[Plotting code records]
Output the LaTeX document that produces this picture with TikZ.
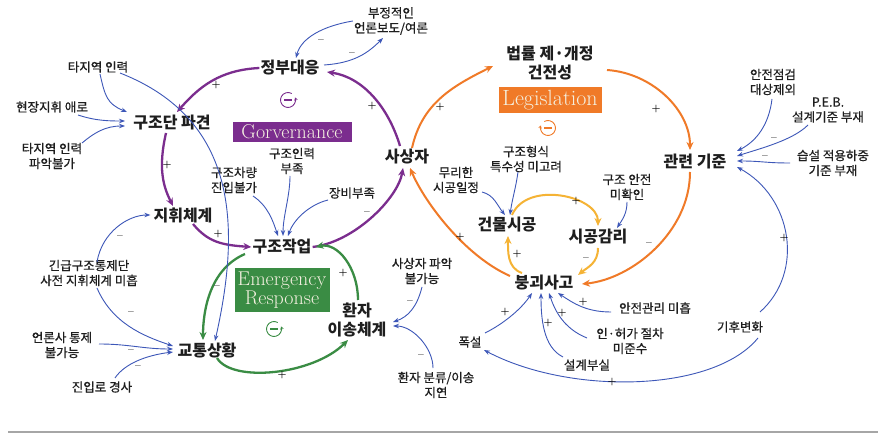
\documentclass[tikz,border=0pt]{standalone}
\usepackage{fontspec}
\newfontfamily\kr{Noto Sans CJK KR}
\newfontfamily\krm[FakeBold=0.6]{Noto Sans CJK KR}
\usetikzlibrary{arrows.meta}
\definecolor{purp}{HTML}{7B2D8E}
\definecolor{grn}{HTML}{3A8C44}
\definecolor{orn}{HTML}{F07A28}
\definecolor{yel}{HTML}{F5B335}
\definecolor{blu}{HTML}{3D57B8}
\definecolor{txt}{HTML}{1E1E1E}
\definecolor{boxtxt}{HTML}{F4F0E0}
\begin{document}
\begin{tikzpicture}[x=1pt,y=-1pt,
 main/.style={font=\kr\bfseries\fontsize{16}{19}\selectfont, text=txt, inner sep=1pt, align=center},
 minor/.style={font=\krm\fontsize{12.5}{15}\selectfont, text=txt, inner sep=1pt, align=center},
 sg/.style={font=\bfseries\fontsize{10}{10}\selectfont, text=black, inner sep=0pt},
 pl/.style={draw=purp, line width=2.3pt, -{Stealth[length=8pt,width=7pt]}},
 gl/.style={draw=grn, line width=2.3pt, -{Stealth[length=8pt,width=7pt]}},
 ol/.style={draw=orn, line width=2pt, -{Stealth[length=8pt,width=7pt]}},
 yl/.style={draw=yel, line width=2pt, -{Stealth[length=8pt,width=7pt]}},
 bl/.style={draw=blu, line width=0.9pt, -{Stealth[length=6pt,width=4.5pt]}},
 lbox/.style={text=boxtxt, inner sep=0pt, align=center},
 loopsym/.style={circle, minimum size=14pt, inner sep=0pt},
]
\useasboundingbox (0,0) rectangle (883,435);
\fill[white] (0,0) rectangle (883,435);

% ---- main nodes
\node[main] (jb) at (290,68) {정부대응};
\node[main] (gd) at (172,123) {구조단 파견};
\node[main] (jh) at (183,215) {지휘체계};
\node[main] (gj) at (282,247) {구조작업};
\node[main] (ssj) at (407,157) {사상자};
\node[main] (gt) at (207,350) {교통상황};
\node[main] (hj) at (357,320) {환자\\이송체계};
\node[main] (bl) at (550,63) {법률 제·개정\\건전성};
\node[main] (gjg) at (695,162) {관련 기준};
\node[main] (gms) at (507,225) {건물시공};
\node[main] (sgg) at (598,237) {시공감리};
\node[main] (bg) at (544,283) {붕괴사고};

% ---- minor nodes
\node[minor] (ngm) at (391,21) {부정적인\\언론보도/여론};
\node[minor] (tjr1) at (98,67) {타지역 인력};
\node[minor] (hjj) at (52,107) {현장지휘 애로};
\node[minor] (tjr2) at (52,156) {타지역 인력\\파악불가};
\node[minor] (gcc) at (234,180) {구조차량\\진입불가};
\node[minor] (gri) at (292,161) {구조인력\\부족};
\node[minor] (jbb) at (352,193) {장비부족};
\node[minor] (gg) at (89,273) {긴급구조통제단\\사전 지휘체계 미흡};
\node[minor] (ets) at (62,345) {언론사 통제\\불가능};
\node[minor] (jrg) at (102,387) {진입로 경사};
\node[minor] (ssp) at (422,271) {사상자 파악\\불가능};
\node[minor] (hbr) at (436,385) {환자 분류/이송\\지연};
\node[minor] (gjh) at (526,159) {구조형식\\특수성 미고려};
\node[minor] (mrh) at (456,180) {무리한\\시공일정};
\node[minor] (gja) at (627,187) {구조 안전\\미확인};
\node[minor] (ajg) at (655,308) {안전관리 미흡};
\node[minor] (ihg) at (630,341) {인·허가 절차\\미준수};
\node[minor] (sgb) at (587,365) {설계부실};
\node[minor] (ps) at (470,342) {폭설};
\node[minor] (ajj) at (773,82) {안전점검\\대상제외};
\node[minor] (peb) at (828,110) {P.E.B.\\설계기준 부재};
\node[minor] (ss) at (833,163) {습설 적용하중\\기준 부재};
\node[minor] (kh) at (740,327) {기후변화};

% ---- loop boxes
\node[lbox, fill=purp, minimum width=119pt, minimum height=20pt, font=\fontsize{20}{19}\selectfont] (gov) at (292,132) {Gorvernance};
\node[lbox, fill=grn, minimum width=95pt, minimum height=44pt, font=\fontsize{20}{18.5}\selectfont] (emr) at (282,290) {Emergency\\Response};
\node[lbox, fill=orn, minimum width=103pt, minimum height=26pt, font=\fontsize{22}{19}\selectfont] (leg) at (550,100) {Legislation};

% ---- loop symbols
\node[loopsym] (lp1) at (288,100) {};
\draw[purp, line width=0.9pt, -{Stealth[length=3pt,width=3.5pt]}] (lp1.center) ++(-60:7.5) arc[start angle=-60, delta angle=-320, radius=7.5];
\draw[purp, line width=1.4pt] ([xshift=-4pt]lp1.center) -- ([xshift=4pt]lp1.center);
\node[loopsym] (lp2) at (274,329) {};
\draw[grn, line width=0.9pt, -{Stealth[length=3pt,width=3.5pt]}] (lp2.center) ++(-60:7.5) arc[start angle=-60, delta angle=-320, radius=7.5];
\draw[grn, line width=1.4pt] ([xshift=-4pt]lp2.center) -- ([xshift=4pt]lp2.center);
\node[loopsym] (lp3) at (548,128) {};
\draw[orn, line width=0.9pt, -{Stealth[length=3pt,width=3.5pt]}] (lp3.center) ++(-120:7.5) arc[start angle=-120, delta angle=320, radius=7.5];
\draw[orn, line width=1.4pt] ([xshift=-4pt]lp3.center) -- ([xshift=4pt]lp3.center);

% ---- purple loop
\draw[pl] (jb.west) .. controls +(-40,2) and +(22,-25) .. ([shift={(5,-11)}]gd.center);
\draw[pl] ([shift={(-6,10)}]gd.center) .. controls +(-8,35) and +(-10,-20) .. ([shift={(-10,-9)}]jh.center);
\draw[pl] ([shift={(10,9)}]jh.center) .. controls +(15,18) and +(-30,-2) .. (gj.west);
\draw[pl] (gj.east) .. controls +(42,-5) and +(-5,30) .. ([shift={(-4,11)}]ssj.center);
\draw[pl] ([shift={(-7,-11)}]ssj.center) .. controls +(-12,-40) and +(35,5) .. ([shift={(37,4)}]jb.center);

% ---- green loop
\draw[gl] ([shift={(-37,7)}]gj.center) .. controls +(-35,15) and +(0,-30) .. ([shift={(-4,-10)}]gt.center);
\draw[gl] ([shift={(10,8)}]gt.center) .. controls +(15,25) and +(-35,35) .. ([shift={(-9,20)}]hj.center);
\draw[gl] ([shift={(1,-20)}]hj.center) .. controls +(0,-32) and +(22,-5) .. ([shift={(3,0)}]gj.east);

% ---- orange loop
\draw[ol] ([shift={(5,-9)}]ssj.center) .. controls +(10,-45) and +(-40,20) .. ([shift={(-57,3)}]bl.center);
\draw[ol] ([shift={(57,7)}]bl.center) .. controls +(45,3) and +(0,-40) .. ([shift={(-5,-12)}]gjg.center);
\draw[ol] ([shift={(-5,10)}]gjg.center) .. controls +(0,60) and +(50,-5) .. ([shift={(38,1)}]bg.center);
\draw[ol] ([shift={(-34,-7)}]bg.center) .. controls +(-45,-20) and +(15,35) .. ([shift={(3,11)}]ssj.center);

% ---- yellow loop
\draw[yl] ([shift={(5,-10)}]gms.center) .. controls +(15,-35) and +(0,-30) .. ([shift={(0,-11)}]sgg.center);
\draw[yl] ([shift={(0,11)}]sgg.center) .. controls +(0,15) and +(10,-8) .. ([shift={(34,-8)}]bg.center);
\draw[yl] ([shift={(-22,-10)}]bg.center) .. controls +(-15,-5) and +(0,15) .. ([shift={(1,11)}]gms.center);

% ---- blue links
\draw[bl] ([shift={(34,-3)}]jb.center) .. controls +(30,-2) and +(-15,15) .. ([shift={(-8,17)}]ngm.center);
\draw[bl] (ngm.west) .. controls +(-30,5) and +(5,-20) .. ([shift={(6,-10)}]jb.center);
\draw[bl] ([shift={(2,7)}]tjr1.center) .. controls +(5,22) and +(-20,-8) .. ([shift={(-45,-11)}]gd.center);
\draw[bl] ([shift={(26,8)}]hjj.center) .. controls +(18,6) and +(-15,0) .. ([shift={(-47,-2)}]gd.center);
\draw[bl] ([shift={(30,-13)}]tjr2.center) .. controls +(12,-10) and +(-20,0) .. ([shift={(-47,3)}]gd.center);
\draw[bl] ([shift={(22,6)}]tjr1.center) .. controls +(120,47) and +(25,-111) .. ([shift={(8,-9)}]gt.center);
\draw[bl] ([shift={(8,-11)}]gg.center) .. controls +(5,-30) and +(-22,0) .. ([shift={(-2,0)}]jh.west);
\draw[bl] ([shift={(8,15)}]gg.center) .. controls +(15,35) and +(-30,-10) .. ([shift={(-34,-4)}]gt.center);
\draw[bl] ([shift={(37,-1)}]ets.center) .. controls +(30,0) and +(-30,0) .. ([shift={(-34,-1)}]gt.center);
\draw[bl] ([shift={(13,-9)}]jrg.center) .. controls +(10,-15) and +(-25,3) .. ([shift={(-34,2)}]gt.center);
\draw[bl] ([shift={(19,16)}]gcc.center) .. controls +(15,10) and +(-5,-15) .. ([shift={(-4,-11)}]gj.center);
\draw[bl] ([shift={(-2,15)}]gri.center) .. controls +(0,20) and +(0,-20) .. ([shift={(1,-11)}]gj.center);
\draw[bl] ([shift={(-24,7)}]jbb.center) .. controls +(-20,5) and +(5,-15) .. ([shift={(6,-11)}]gj.center);
\draw[bl] ([shift={(0,16)}]ssp.center) .. controls +(-5,20) and +(15,-5) .. ([shift={(36,2)}]hj.center);
\draw[bl] ([shift={(-3,-17)}]hbr.center) .. controls +(0,-20) and +(20,0) .. ([shift={(36,6)}]hj.center);
\draw[bl] ([shift={(26,12)}]mrh.center) .. controls +(12,3) and +(-8,-10) .. ([shift={(-2,-10)}]gms.center);
\draw[bl] ([shift={(-8,13)}]gjh.center) .. controls +(-2,15) and +(2,-15) .. ([shift={(3,-10)}]gms.center);
\draw[bl] ([shift={(0,15)}]gja.center) .. controls +(0,12) and +(5,-8) .. ([shift={(19,-9)}]sgg.center);
\draw[bl] ([shift={(-44,4)}]ajg.center) .. controls +(-25,0) and +(15,10) .. ([shift={(14,10)}]bg.center);
\draw[bl] ([shift={(-43,-3)}]ihg.center) .. controls +(-25,-10) and +(5,15) .. ([shift={(5,10)}]bg.center);
\draw[bl] ([shift={(-24,-8)}]sgb.center) .. controls +(-20,-10) and +(0,25) .. ([shift={(-3,10)}]bg.center);
\draw[bl] ([shift={(15,-9)}]ps.center) .. controls +(20,-10) and +(-10,15) .. ([shift={(-12,10)}]bg.center);
\draw[bl] ([shift={(18,11)}]kh.center) .. controls +(-45,55) and +(85,45) .. ([shift={(14,8)}]ps.center);
\draw[bl] ([shift={(20,-15)}]kh.center) .. controls +(45,-40) and +(55,30) .. ([shift={(42,5)}]gjg.center);
\draw[bl] ([shift={(-1,17)}]ajj.center) .. controls +(-3,25) and +(20,-10) .. ([shift={(42,-11)}]gjg.center);
\draw[bl] ([shift={(-20,15)}]peb.center) .. controls +(-15,15) and +(25,-8) .. ([shift={(42,-6)}]gjg.center);
\draw[bl] ([shift={(-43,0)}]ss.center) .. controls +(-25,0) and +(25,0) .. ([shift={(42,-1)}]gjg.center);

% ---- polarity signs
\foreach \p in {(216,85),(167,165),(218,234),(372,106),(282,375),(343,273),(440,107),(656,109),(460,237),(576,201),(517,254),(583,302),(562,313),(548,323),(505,312),(612,382),(784,238)}
  \node[sg] at \p {+};
\foreach \p in {(367,213),(217,287),(649,244),(586,259),(352,54),(321,41),(120,237),(131,313),(131,351),(138,367),(410,302),(421,356),(774,139),(765,157)}
  \node[sg] at \p {--};

% ---- bottom rule
\draw[gray!70, line width=1.5pt] (8,432) -- (878,432);
\end{tikzpicture}
\end{document}
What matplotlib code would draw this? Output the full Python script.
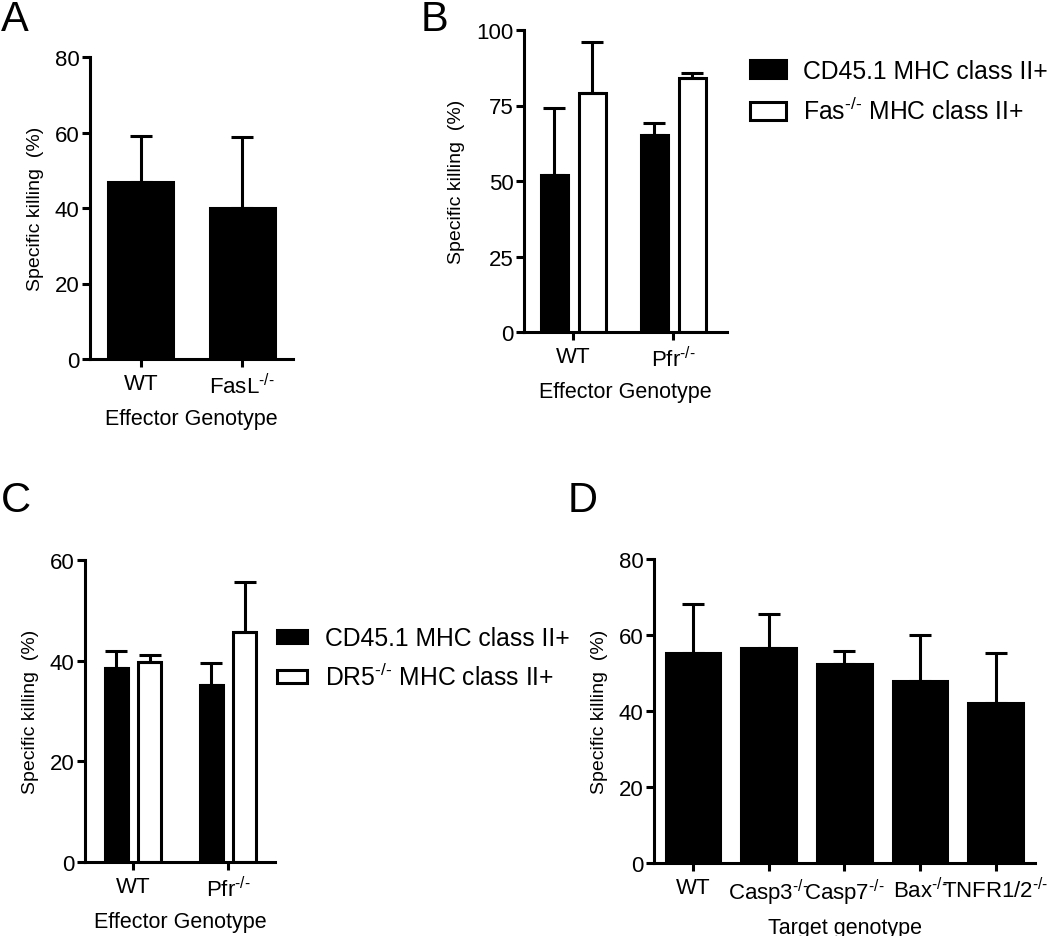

### SET EXERCISE
Retype the records above word for word, from their first line through the line containing "(bg) at (544,283)", and leave out every picture.

### SOLUTION TO THE EXERCISE
Output the LaTeX document that produces this picture with TikZ.
\documentclass[tikz,border=0pt]{standalone}
\usepackage{fontspec}
\newfontfamily\kr{Noto Sans CJK KR}
\newfontfamily\krm[FakeBold=0.6]{Noto Sans CJK KR}
\usetikzlibrary{arrows.meta}
\definecolor{purp}{HTML}{7B2D8E}
\definecolor{grn}{HTML}{3A8C44}
\definecolor{orn}{HTML}{F07A28}
\definecolor{yel}{HTML}{F5B335}
\definecolor{blu}{HTML}{3D57B8}
\definecolor{txt}{HTML}{1E1E1E}
\definecolor{boxtxt}{HTML}{F4F0E0}
\begin{document}
\begin{tikzpicture}[x=1pt,y=-1pt,
 main/.style={font=\kr\bfseries\fontsize{16}{19}\selectfont, text=txt, inner sep=1pt, align=center},
 minor/.style={font=\krm\fontsize{12.5}{15}\selectfont, text=txt, inner sep=1pt, align=center},
 sg/.style={font=\bfseries\fontsize{10}{10}\selectfont, text=black, inner sep=0pt},
 pl/.style={draw=purp, line width=2.3pt, -{Stealth[length=8pt,width=7pt]}},
 gl/.style={draw=grn, line width=2.3pt, -{Stealth[length=8pt,width=7pt]}},
 ol/.style={draw=orn, line width=2pt, -{Stealth[length=8pt,width=7pt]}},
 yl/.style={draw=yel, line width=2pt, -{Stealth[length=8pt,width=7pt]}},
 bl/.style={draw=blu, line width=0.9pt, -{Stealth[length=6pt,width=4.5pt]}},
 lbox/.style={text=boxtxt, inner sep=0pt, align=center},
 loopsym/.style={circle, minimum size=14pt, inner sep=0pt},
]
\useasboundingbox (0,0) rectangle (883,435);
\fill[white] (0,0) rectangle (883,435);

% ---- main nodes
\node[main] (jb) at (290,68) {정부대응};
\node[main] (gd) at (172,123) {구조단 파견};
\node[main] (jh) at (183,215) {지휘체계};
\node[main] (gj) at (282,247) {구조작업};
\node[main] (ssj) at (407,157) {사상자};
\node[main] (gt) at (207,350) {교통상황};
\node[main] (hj) at (357,320) {환자\\이송체계};
\node[main] (bl) at (550,63) {법률 제·개정\\건전성};
\node[main] (gjg) at (695,162) {관련 기준};
\node[main] (gms) at (507,225) {건물시공};
\node[main] (sgg) at (598,237) {시공감리};
\node[main] (bg) at (544,283) {붕괴사고};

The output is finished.